Mungobohnen Krapfen, Kartoffelchutney
Der nächste Gang ist eher enttäuschend. Sepia ist angekündigt mit Chicorée, einem Wienerdressing, unter dem ich mir nichts vorstellen kann sowie mit Anis und Estragon. Beides ist deutlich zu schmecken und auch der Chicorée ist klar erkennbar. Im ersten Moment halte ich die Anordnung der Salatblätter für eine Sepiatube. So täuschend sieht das auf dem Teller aus. Beim Entblättern dann allerdings nur ein klein geschnittener Salat – und kein Tintenfisch. Ich bin irritiert, suche, suche weiter, dann frage ich. Der Service ist so freundlich, mir die Sepie zu zeigen. Sie ist so fein geschnitten, dass man sie kaum mit dem Auge erkennt und nicht wirklich erschmecken kann. Ein klassischer Fehlgriff, wenn man ein warmes Gericht erwartet und einen Tintenfisch, der gebraten oder sonst wie zubereitet, aber zumindest als solcher erkennbar ist.
Sepia, Chicorée, Wienerdressing, Anis, Estragon
Trotz der Kleinigkeiten ist der Appetit weitestgehend gestillt, aber Lust auf etwas Süßes ist dennoch da.

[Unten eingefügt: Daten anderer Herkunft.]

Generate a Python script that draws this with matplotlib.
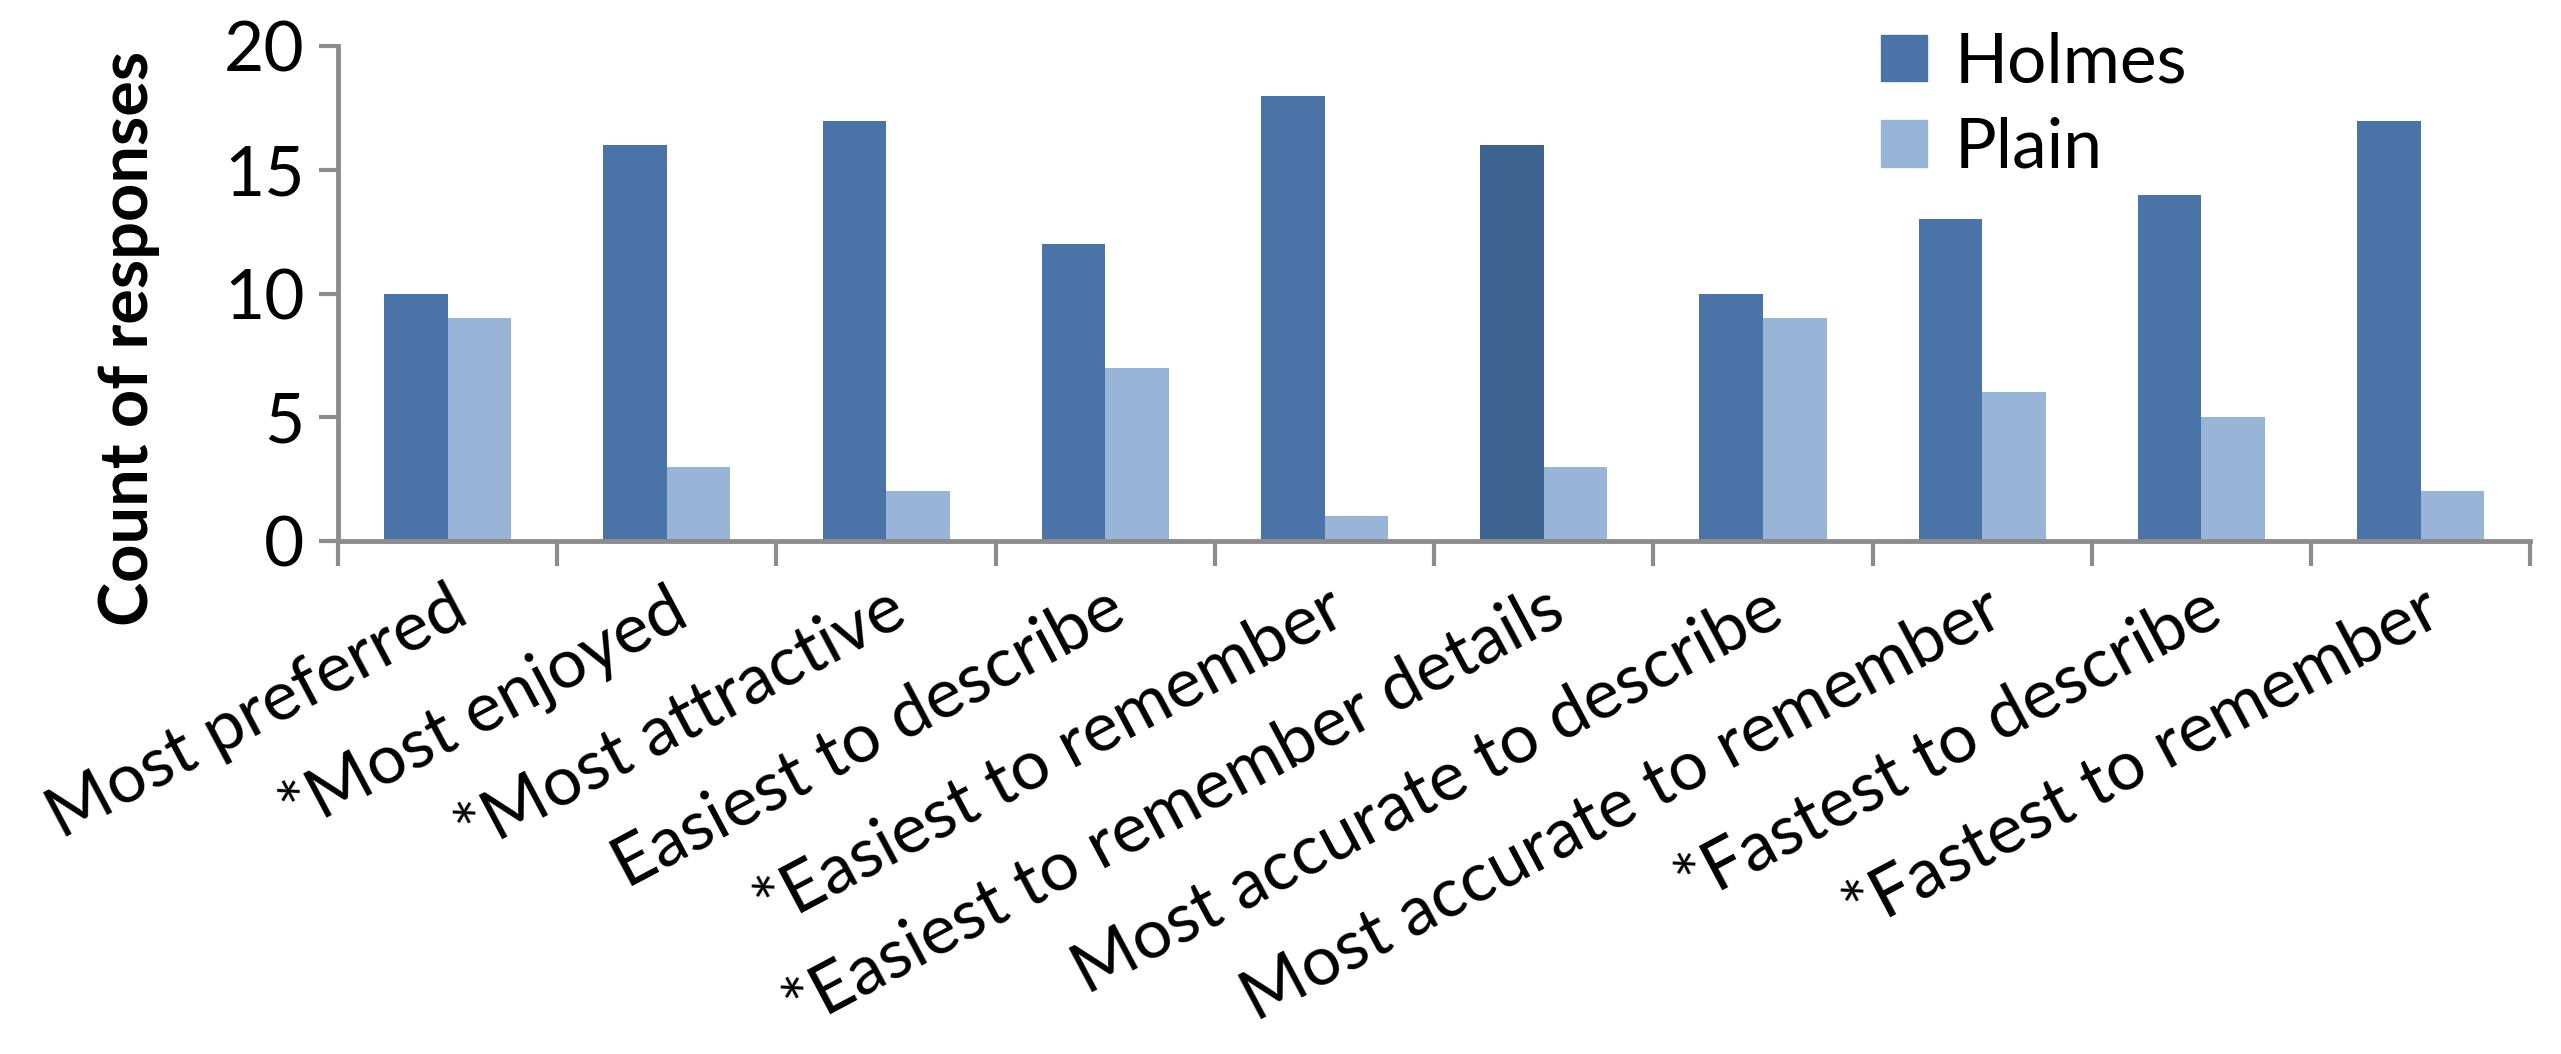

Zum Obstbrand gönnen wir uns eine Tafel aus der wunderbaren steirischen Schokoladenmanufaktur Zotter, die hier in einer Sonderedition für die „Cordobar“ mit dem Namen „Restalkohol“ gefertigt wird. Der Name spielt zum einen auf die weinhaltige Füllung an, aber auch auf das Motto, das in Neonschrift an der Wand prangt: „Restalkohol is a powerful drug“.
Zotter Schokoriegel "Restalkohol"
Es war ein schöner Abend in der „Cordobar“. Das Ambiente ist unkonventionell, das Publikum international, der Service freundlich und hilfsbereit. Das Essen ist für eine Begleitung zum Wein in Ordnung, aber nicht weltbewegend. Die Hauptrolle spielt hier definitiv der Wein. Der allerdings ist eher hochpreisig angesiedelt. Das muss aber vielleicht auch so sein, wenn einige Teilhaber und Angestellte in dieser Bar Nahe der Hackeschen Höfe auch etwas verdienen wollen. Es gibt scheinbar genug zahlungskräftiges Publikum, das hier bereit ist, diese Preise zu bezahlen. Ob ich es ein weiteres Mal bereit bin, muss ich noch überlegen. Aber vielleicht ist das ja auch schon die Antwort.